Tuesday, July 14, 2009

Poor Me

At swim class today, I told Miss Taylor that I had reminded Indy not to let go of the wall if Miss Taylor wasn't holding her. I said this because I wanted to remind Miss Taylor that Indy is prone to letting go of the wall when Miss Taylor isn't holding her.

While Ayla did the best damn backfloat that has ever been done in the history of any Starfish level swimmer at Eisenhower Park, and heck, for all we know, at any swimming pool across the entire country, Indy hung onto the wall.

Then Indy climbed out. She told Miss Taylor, "I have to go see my mom! Oh. Mom's gone." (Mom wasn't gone, but was sitting outside the fence as the instructors requested) And she climbed back in.

While another child was doing a backfloat that was sadly far inferior to Ayla's-- hopefully he will not feel too bad about when he wakes up from nap and realizes that his good backfloat was all a dream and in reality, Ayla had him trumped for sure--Indy climbed out again. Then she did a stance that is meant to communicate alpha-ness to the swim park wildlife. She bends forward at the waist and pulls both her arms back in the air. She looks as if she's about to jump, but she's not. What she really looks like is an NFL coach screaming at a ref who has just made a bad call and lost them the game. Then she shakes her head back and forth as she talks. She wasn't screaming at any child, just sort of hulking over and jabbering at all of them, but it was most definitely meant to show dominance.

I am beginning to see that Indiana might be a problem.

Then it was Indy's turn to backfloat. Indy doesn't perform on request. She would like you to know that she is not your little cymbal-armed monkey with a coin box, thank you very much. After a moment of hanging on to Miss Taylor's shoulders, Indy came to her own conclusion. She would do a backfloat, but only because she wanted to, not because Miss Taylor asked her to. You got that, Miss Taylor?

At this point Ayla, from amidst a crowd of kids, began chanting "In-dy! In-dy! In-dy!" and mom shed a tear and stored this memory away to use the next time Ayla screams that Indy can't play with her anymore and Indy screams back "Poo poo YOU, AI-YA!!".

Indy backfloated for about five seconds before shooting her butt down and her chin up into the V-position. "Why'd you stop?", bemoaned Miss Taylor. "You were doing so well!"

Poor Miss Taylor. She has not mothered Indy for the last three years, else she would know the answer to that question. Indy does as Indy wants. If you think this is due to a lack of discipline, I invite you to come and witness Mr. Vesuvius and I trying to discipline Indy. It's like trying to stop a volcano from errupting. The volcano will errupt, no matter how many times you put it in time out or take away it's toys and treats or put it to bed early or tell it "NO NO NAUGHTY VOLCANO!!". It sees what you're trying to do and all, but it doesn't really care, it has hot lava to spew, thank you.
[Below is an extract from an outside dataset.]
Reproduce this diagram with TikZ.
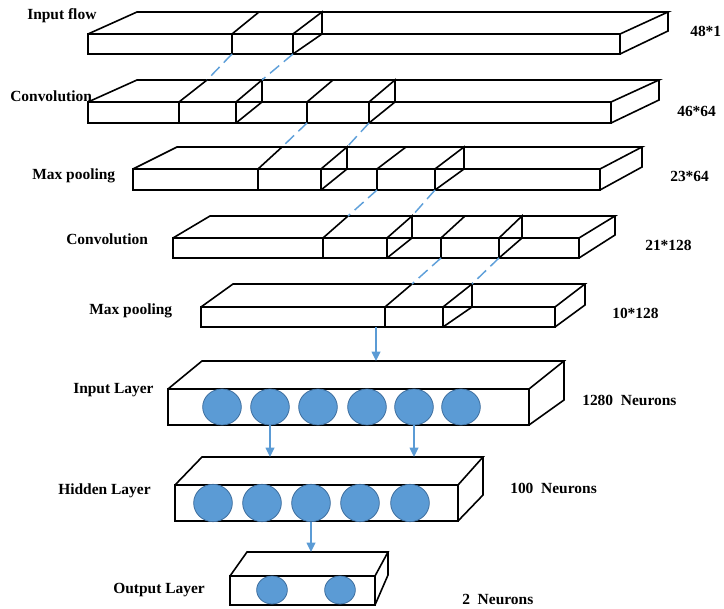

I do not have dominion over Indy anymore than I have dominion over the real Vesuvius.

After swim class, we went to the park. Yesterday Ayla and Indy found a third little girl to play with. For awhile they ran around in the grass and it was amazing to watch. Ayla and Indy shifted in precise alignment with each other without warning or words. They were like a flock of birds. They held their arms outspread and swooped and dived in perfect union. Like they had rehearsed this already, like some olympic choreographer had taught them ahead of time. But of course, they hadn't. They just moved together, intuitively, as one.

Today things did not go so well. Ayla wanted to play with a pair of older girls. One of them was that type. You know the type. I knew it the minute she condescended to ask Ayla how old she was. "I'm nine," she announced, as if she were announcing that her saliva was made of gold and she was going to single-handedly end world poverty. The two older girls spent a few minutes leading eachother from swing to slide, holding hands and ignoring Ayla.

Ayla, disappointed, wandered over to me.

"Mom," she said. "I can't play with them because they're stuck together."

She really did say that.

For a moment she looked so sad that I opened my big, recession-aching mouth and told her we'd go to McDonalds.

Which will probably be a better lunch then they had today, as I once again proved myself a total failure as a mother, ran out of jelly, and fed them peanut butter and Hersey syrup sandwiches.

But they were good.

(P.S. We found a bike for Ayla! Also, I did in fact take pictures this morning, but now I have lost the cord to upload them to my computer so you'll have to wait. Sorry.)